Aber hier geht es glatt!
Diesmal
bin ich im Begleitfahrzeug für eine Motorradgruppe dabei. Diese besteht in
diesem Jahr aus 12 Motorradfahrern, die sich auf den Weg quer durch Russland
zum 6500 km entfernten Baikalsee gemacht haben. Nahezu alle sind zum ersten Mal
in Russland. Ich mache Service, das heißt ich fahre der Gruppe immer hinterher,
bringe das Gepäck zum Zielort und unterstützt die Reiseleitung im Hintergrund. Ich besorge frisches Obst für die Rast,
organisiere Werkstätten wenn es zu
Defekten kommt, betreibe Kontaktpflege oder bereite das eine oder andere
Treffen mit Motorradfahrern in den nächsten Tagen vor. Nebenbei kann ich mich
den Hilfsgütern widmen. Zwar treffe ich den Präsidenten des BMW-Club St.

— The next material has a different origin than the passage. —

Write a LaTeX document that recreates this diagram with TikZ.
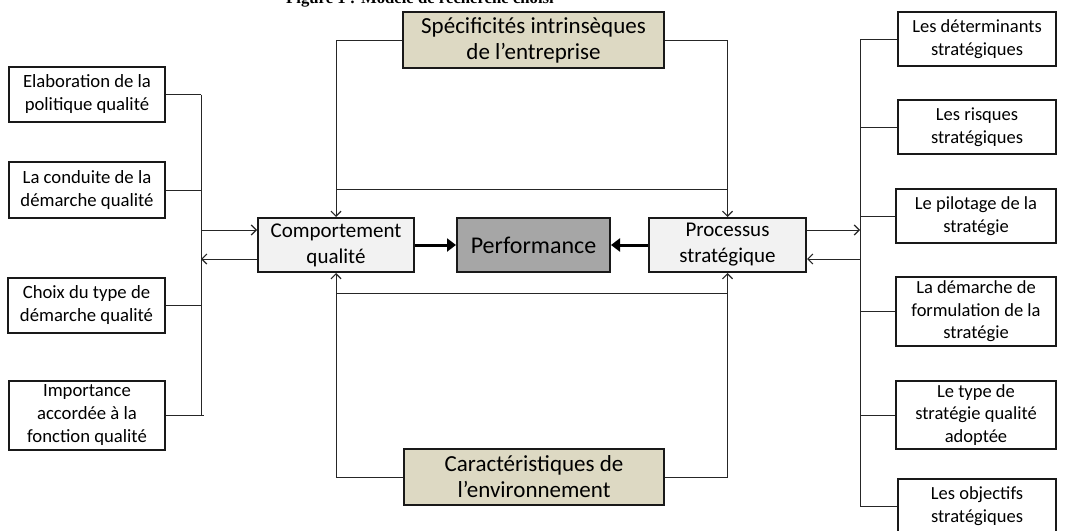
\documentclass[tikz,border=0pt]{standalone}
\usepackage{fontspec}
\setmainfont{Carlito}
\newfontfamily\titlefont{Liberation Serif}
\usetikzlibrary{arrows.meta}
\definecolor{beige}{HTML}{DDD9C3}
\definecolor{perfgray}{HTML}{A6A6A6}
\definecolor{lightbox}{HTML}{F2F2F2}
\definecolor{linecol}{HTML}{262626}
\begin{document}
\begin{tikzpicture}[x=1pt,y=-1pt,
  box/.style={draw=black!90,line width=1.5pt,fill=white,align=center,inner sep=0pt},
  leftfont/.style={font=\fontsize{18.7}{23}\selectfont},
  rightfont/.style={font=\fontsize{18.5}{22.5}\selectfont},
  mainbox/.style={draw=black!90,line width=2pt,align=center,inner sep=0pt,
    minimum height=54pt,font=\fontsize{21}{26}\selectfont},
  conn/.style={draw=linecol,line width=1pt},
  arr/.style={conn,-{Straight Barb[length=5pt,width=10pt,line width=1.2pt]}},
  bigarr/.style={draw=black,line width=3pt,-{Triangle[length=9pt,width=13pt]}}]
\useasboundingbox (0,0) rectangle (1075,530);
\clip (0,0) rectangle (1075,530);

% title (cut at the top in the reference)
\node[font=\titlefont\bfseries\fontsize{16.7}{20}\selectfont,anchor=base,inner sep=0pt] (title) at (420,4) {Figure 1 : Modèle de recherche choisi};

% central boxes
\node[mainbox,fill=lightbox,minimum width=156pt] (comp) at (336,245) {Comportement\\qualité};
\node[mainbox,fill=perfgray,minimum width=153pt,font=\fontsize{24}{28}\selectfont] (perf) at (533.5,245) {Performance};
\node[mainbox,fill=lightbox,minimum width=157pt] (proc) at (727.5,245) {Processus\\stratégique};
\node[mainbox,fill=beige,minimum width=261pt,minimum height=56pt,font=\fontsize{23}{26}\selectfont] (top) at (533.5,40) {Spécificités intrinsèques\\de l’entreprise};
\node[mainbox,fill=beige,minimum width=260pt,minimum height=56pt,font=\fontsize{23}{26}\selectfont] (bot) at (534,477) {Caractéristiques de\\l’environnement};

% left boxes
\node[box,leftfont,minimum width=156pt,minimum height=55pt] (L1) at (87,94.5) {Elaboration de la\\politique qualité};
\node[box,leftfont,minimum width=156pt,minimum height=56pt] (L2) at (87,190) {La conduite de la\\démarche qualité};
\node[box,leftfont,minimum width=157pt,minimum height=55pt] (L3) at (86.5,305.5) {Choix du type de\\démarche qualité};
\node[box,leftfont,minimum width=156pt,minimum height=69pt] (L4) at (87,415.5) {Importance\\accordée à la\\fonction qualité};

% right boxes
\node[box,rightfont,minimum width=158pt,minimum height=54pt] (R1) at (977,39) {Les déterminants\\stratégiques};
\node[box,rightfont,minimum width=158pt,minimum height=54pt] (R2) at (977,127) {Les risques\\stratégiques};
\node[box,rightfont,minimum width=160pt,minimum height=54pt] (R3) at (976,216) {Le pilotage de la\\stratégie};
\node[box,rightfont,minimum width=160pt,minimum height=69pt] (R4) at (976,311.5) {La démarche de\\formulation de la\\stratégie};
\node[box,rightfont,minimum width=160pt,minimum height=68pt] (R5) at (976,415) {Le type de\\stratégie qualité\\adoptée};
\node[box,rightfont,minimum width=158pt,minimum height=54pt] (R6) at (977,506) {Les objectifs\\stratégiques};

% thick arrows to performance
\draw[bigarr] (comp.east) -- (perf.west);
\draw[bigarr] (proc.west) -- (perf.east);

% top and bottom loops
\coordinate (tl) at (336,189);
\coordinate (tr) at (728,189);
\coordinate (bl) at (336,293);
\coordinate (br) at (728,293);
\draw[arr] (top.west) -| (comp.north);
\draw[arr] (top.east) -| (proc.north);
\draw[conn] (tl) -- (tr);
\draw[arr] (bot.west) -| (comp.south);
\draw[arr] (bot.east) -| (proc.south);
\draw[conn] (bl) -- (br);

% left bracket
\coordinate (lb1) at (201,94.5);
\coordinate (lb2) at (201,190);
\coordinate (lb3) at (201,305.5);
\coordinate (lb4) at (204,415.5);
\coordinate (lbt) at (201,94.5);
\coordinate (lbb) at (201,415.5);
\draw[conn] (L1.east) -- (lb1);
\draw[conn] (L2.east) -- (lb2);
\draw[conn] (L3.east) -- (lb3);
\draw[conn] (L4.east) -- (lb4);
\draw[conn] (lbt) -- (lbb);
\coordinate (la1) at (201,230);
\coordinate (la2) at (201,259);
\draw[arr] (la1) -- (comp.west |- la1);
\draw[arr] (comp.west |- la2) -- (la2);

% right bracket
\coordinate (rb1) at (860,39);
\coordinate (rb2) at (860,127);
\coordinate (rb3) at (860,216);
\coordinate (rb4) at (860,311.5);
\coordinate (rb5) at (860,415);
\coordinate (rb6) at (860,506);
\draw[conn] (R1.west) -- (rb1);
\draw[conn] (R2.west) -- (rb2);
\draw[conn] (R3.west) -- (rb3);
\draw[conn] (R4.west) -- (rb4);
\draw[conn] (R5.west) -- (rb5);
\draw[conn] (R6.west) -- (rb6);
\draw[conn] (rb1) -- (rb6);
\coordinate (ra1) at (860,230);
\coordinate (ra2) at (860,259);
\draw[arr] (proc.east |- ra1) -- (ra1);
\draw[arr] (ra2) -- (proc.east |- ra2);
\end{tikzpicture}
\end{document}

Petersburg nicht persönlich an, aber sein „Geschenk“, bestehend aus 2
SIM-Karten für das russische Netz, erreichen mich. Der Aufenthalt in Petersburg
ist nur kurz. Die weißen Nächte sind schon vorbei und es regnet ein wenig. Kein
schönes Wetter für Fotos. Bei Giesbert auf der Datscha ist es wieder ländlich
gemütlich. ER wohnt zwischen Moskau und St. Petersburg im Waldai. Auch Herr
Putin hat hier ein kleineres Wochenend-Domizil. Dubna,
Sergejew-Possad, irgendwann sind wir sehr spät in
Kazan. Obwohl alle von der Fahrt erschöpft sind rate ich dringend zu einem
Stadtbummel in dieser außergewöhnlichen Stadt. Es ist die Hauptstadt der Tatarischen
Republik, muslimisch geprägt und außerordentlich sauber und schön. Ich besuche
die lutherische Kirche. Die Kirche ist inzwischen auch mit staatlicher Hilfe
fertiggestellt. Lidmilla Pankrova
kenne ich schon. Zufällig stellt sich auch Pastor David Horn ein und begrüßt uns.
Die
nächste Station ist Perm. Ganz versteckt in einer Nebenstraße in unmittelbarer
Nähe des Zentrums liegt die 150 Jahre alte, kleine evangelische Kirche.
Ein Mann in Arbeitskleidung fegt den Platz vor
der Kirche. Als ich nach dem Pastor frage, gibt er sich als solcher zu
erkennen. Ich hinterlasse ein kleines Geschenk für seinen Sohn, der
ein begeisterter Motorradfahrer ist. Leider kann der Vater, Pastor
Dawid Rerich, diesem Hobby nicht viel abgewinnen.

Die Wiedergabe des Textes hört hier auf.